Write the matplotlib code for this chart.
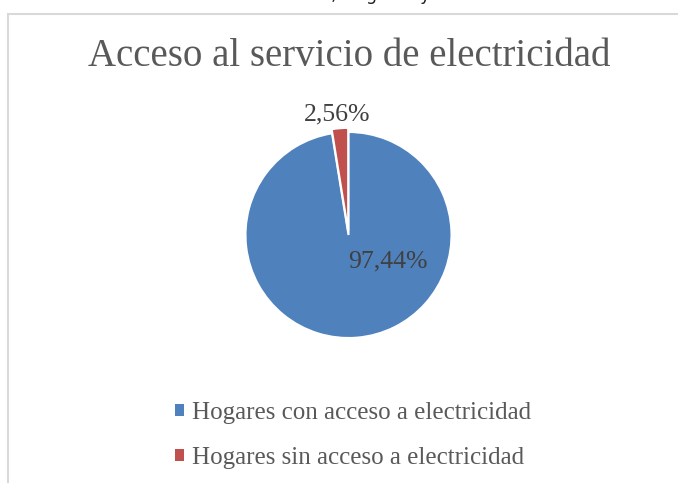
import matplotlib
matplotlib.use("Agg")
import matplotlib.pyplot as plt
from matplotlib.patches import Patch, Rectangle

categories = ["Hogares con acceso a electricidad", "Hogares sin acceso a electricidad"]
values = [97.44, 2.56]
colors = ["#4F81BD", "#C0504D"]
title = "Acceso al servicio de electricidad"
caption = "Fuente: Censo Nacional de Población, Hogares y Vivienda 2010"

W, H = 678, 483
fig = plt.figure(figsize=(W / 100, H / 100), dpi=100)
fig.patch.set_facecolor("white")

serif = "Liberation Serif"

# chart frame (partially cropped)
fig.patches.append(Rectangle((8 / W, -0.2), 2, (H - 14) / H + 0.2, transform=fig.transFigure,
                             fill=False, edgecolor="#D9D9D9", linewidth=1.5))

# caption above the chart, cropped by the top edge as in the source
fig.text(9 / W, 1 - 0.5 / H, caption, family="DejaVu Sans", fontsize=12.5,
         color="#222222", ha="left", va="baseline")

# pie axes: center (348.5, 235) px, radius 103 px
half = 150
cx, cy = 348.5, H - 235
ax = fig.add_axes([(cx - half) / W, (cy - half) / H, 2 * half / W, 2 * half / H])
wedges, texts, autotexts = ax.pie(
    values, colors=colors, startangle=90, counterclock=False,
    explode=[0, 0.04],
    autopct=lambda p: f"{p:.2f}".replace(".", ",") + "%",
    wedgeprops=dict(edgecolor="white", linewidth=1.5),
    textprops=dict(family=serif, fontsize=18.5, color="#404040"),
)
lim = half / 103
ax.set_xlim(-lim, lim)
ax.set_ylim(-lim, lim)
ax.set_aspect("equal")
ax.axis("off")

# label positions (Excel best fit)
autotexts[0].set_position((0.38, -0.26))
autotexts[0].set_ha("center"); autotexts[0].set_va("center")
autotexts[1].set_position((-0.11, 1.17))
autotexts[1].set_ha("center"); autotexts[1].set_va("center")

fig.text(349 / W, 1 - 57 / H, title, family=serif, fontsize=28, color="#595959",
         ha="center", va="center")

handles = [Patch(facecolor=c, edgecolor="none") for c in colors]
fig.legend(handles, categories, loc="upper left",
           bbox_to_anchor=(175 / W, 1 - 402 / H), frameon=False,
           prop=dict(family=serif, size=18), labelcolor="#595959",
           handlelength=0.36, handleheight=0.36, handletextpad=0.32,
           labelspacing=0.92, borderpad=0, borderaxespad=0)

fig.savefig("out.png", dpi=100, facecolor="white")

PROBLEM DESCRIPTION: Pictures excluded, quote all the data above exactly.

THE RESPONSE:
Write the matplotlib code for this chart.
import matplotlib
matplotlib.use("Agg")
import matplotlib.pyplot as plt
from matplotlib.patches import Patch, Rectangle

categories = ["Hogares con acceso a electricidad", "Hogares sin acceso a electricidad"]
values = [97.44, 2.56]
colors = ["#4F81BD", "#C0504D"]
title = "Acceso al servicio de electricidad"
caption = "Fuente: Censo Nacional de Población, Hogares y Vivienda 2010"

W, H = 678, 483
fig = plt.figure(figsize=(W / 100, H / 100), dpi=100)
fig.patch.set_facecolor("white")

serif = "Liberation Serif"

# chart frame (partially cropped)
fig.patches.append(Rectangle((8 / W, -0.2), 2, (H - 14) / H + 0.2, transform=fig.transFigure,
                             fill=False, edgecolor="#D9D9D9", linewidth=1.5))

# caption above the chart, cropped by the top edge as in the source
fig.text(9 / W, 1 - 0.5 / H, caption, family="DejaVu Sans", fontsize=12.5,
         color="#222222", ha="left", va="baseline")

# pie axes: center (348.5, 235) px, radius 103 px
half = 150
cx, cy = 348.5, H - 235
ax = fig.add_axes([(cx - half) / W, (cy - half) / H, 2 * half / W, 2 * half / H])
wedges, texts, autotexts = ax.pie(
    values, colors=colors, startangle=90, counterclock=False,
    explode=[0, 0.04],
    autopct=lambda p: f"{p:.2f}".replace(".", ",") + "%",
    wedgeprops=dict(edgecolor="white", linewidth=1.5),
    textprops=dict(family=serif, fontsize=18.5, color="#404040"),
)
lim = half / 103
ax.set_xlim(-lim, lim)
ax.set_ylim(-lim, lim)
ax.set_aspect("equal")
ax.axis("off")

# label positions (Excel best fit)
autotexts[0].set_position((0.38, -0.26))
autotexts[0].set_ha("center"); autotexts[0].set_va("center")
autotexts[1].set_position((-0.11, 1.17))
autotexts[1].set_ha("center"); autotexts[1].set_va("center")

fig.text(349 / W, 1 - 57 / H, title, family=serif, fontsize=28, color="#595959",
         ha="center", va="center")

handles = [Patch(facecolor=c, edgecolor="none") for c in colors]
fig.legend(handles, categories, loc="upper left",
           bbox_to_anchor=(175 / W, 1 - 402 / H), frameon=False,
           prop=dict(family=serif, size=18), labelcolor="#595959",
           handlelength=0.36, handleheight=0.36, handletextpad=0.32,
           labelspacing=0.92, borderpad=0, borderaxespad=0)

fig.savefig("out.png", dpi=100, facecolor="white")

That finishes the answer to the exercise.